Figure 1: Overview of the sensitive entity types of PHI types defined for the MEDDOCAN annotation scheme and track.

The annotation process of the MEDDOCAN corpus was inspired initially by previous annotation schemes and corpora used for the i2b2 de-identification tracks, revising the guidelines used for these tracks, translating certain characteristics into Spanish and adapting them to the specificities and needs of our document collection and legislative framework. This adaptation was carried out in collaboration with practicing physicians, a team of annotators and the University Hospital 12 de Octubre. The adaptation, translation, and refinement of the guidelines was carried out on several random sample sets of the MEDDOCAN corpus and connected to an iterative process of annotation consistency analysis through inter-annotator agreement (IAA) calculation until a high annotation quality on terms of IAA was reached. Three cycles of refinement and IAA analysis were needed in order to reach the quality criteria required for this track, being in line with similar scores obtained for instance for i2b2. A link to the final version of the used 28 pages annotation guidelines can be downloaded from here.

This iterative refinement process required direct interaction between the expert annotators in order to resolve discrepancies, using a side-by-side visualization of clinical case document annotations, by comparing discrepancies and going over each of them in order to solve doubts, add/refine rules and add/edit clarifying examples to the guidelines. The final, inter-annotator agreement measure obtained for this corpus was calculated on a set of 50 records that were double annotated (blinded) by two different expert annotators, reaching a pairwise agreement of 98% on the exact entity mention comparison level together with the corresponding mention type labels.

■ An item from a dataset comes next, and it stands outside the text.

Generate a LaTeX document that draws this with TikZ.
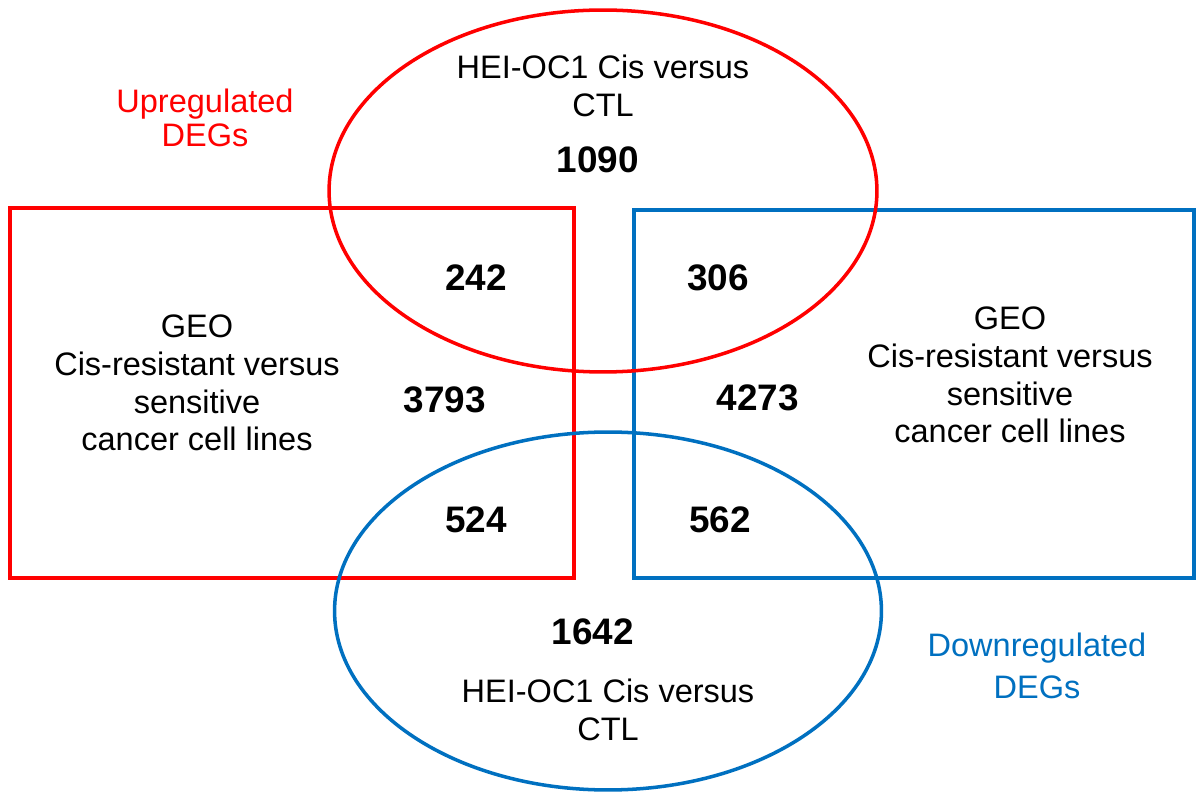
\documentclass[tikz,border=0pt]{standalone}
\usepackage{fontspec}
\setmainfont{Liberation Sans}
\usetikzlibrary{shapes.geometric}
\definecolor{upred}{RGB}{255,0,0}
\definecolor{downblue}{RGB}{0,112,192}

\begin{document}
\begin{tikzpicture}[
	x=0.02cm, y=-0.02cm,
	geobox/.style={
		rectangle,
		draw,
		line width=2pt,
		inner sep=0pt
	},
	hei/.style={
		ellipse,
		draw,
		line width=2pt,
		inner sep=0pt
	},
	caption/.style={
		align=center,
		font=\fontsize{18.5}{21.5}\selectfont
	},
	count/.style={
		font=\fontsize{21}{24}\selectfont\bfseries
	},
]

\useasboundingbox (0,0) rectangle (1197,793);

% Sets
\node[geobox,draw=upred,minimum width=11.28cm,minimum height=7.4cm] (upgeo) at (292,393) {};
\node[geobox,draw=downblue,minimum width=11.2cm,minimum height=7.36cm] (downgeo) at (914,394) {};
\node[hei,draw=upred,minimum width=10.96cm,minimum height=7.24cm] (uphei) at (603,191) {};
\node[hei,draw=downblue,minimum width=10.94cm,minimum height=7.16cm] (downhei) at (608,611) {};

% Titles
\node[caption,text=upred,font=\fontsize{18.5}{19.5}\selectfont] (uptitle) at (205,118) {Upregulated\\DEGs};
\node[caption,text=downblue,font=\fontsize{18.5}{23.5}\selectfont] (downtitle) at (1037,666) {Downregulated\\DEGs};

% Set names
\node[caption] (upheiname) at (603,86) {HEI-OC1 Cis versus\\CTL};
\node[caption] (downheiname) at (608,710) {HEI-OC1 Cis versus\\CTL};
\node[caption] (upgeoname) at (197,383) {GEO\\Cis-resistant versus\\sensitive\\cancer cell lines};
\node[caption] (downgeoname) at (1010,375) {GEO\\Cis-resistant versus\\sensitive\\cancer cell lines};

% Counts
\node[count] (n1090) at (598,160) {1090};
\node[count] (n242) at (476,278) {242};
\node[count] (n306) at (718,278) {306};
\node[count] (n3793) at (445,400) {3793};
\node[count] (n4273) at (758,398) {4273};
\node[count] (n524) at (476,520) {524};
\node[count] (n562) at (720,520) {562};
\node[count] (n1642) at (593,632) {1642};

\end{tikzpicture}
\end{document}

The manual annotation of the entire corpus was carried out in a three-step approach. First, an initial annotation process was carried out on an adapted version of the AnnotateIt tool. The resulting annotations were then exported, trailing whitespaces were removed and double annotations of the same string were send as an alert to the human annotators for revision/correction. Then, the annotations were uploaded into the BRAT annotation tool, which was slightly less efficient for mention labeling in terms of manual annotation speed. The human annotators performed afterwards a final revision of the annotations in BRAT, in order to correct mistakes and to add potentially missing annotation mentions. Finally the senior annotator did a last round of annotation revision of the entire corpus. Figure 2 shows an example of an annotation in the BRAT format.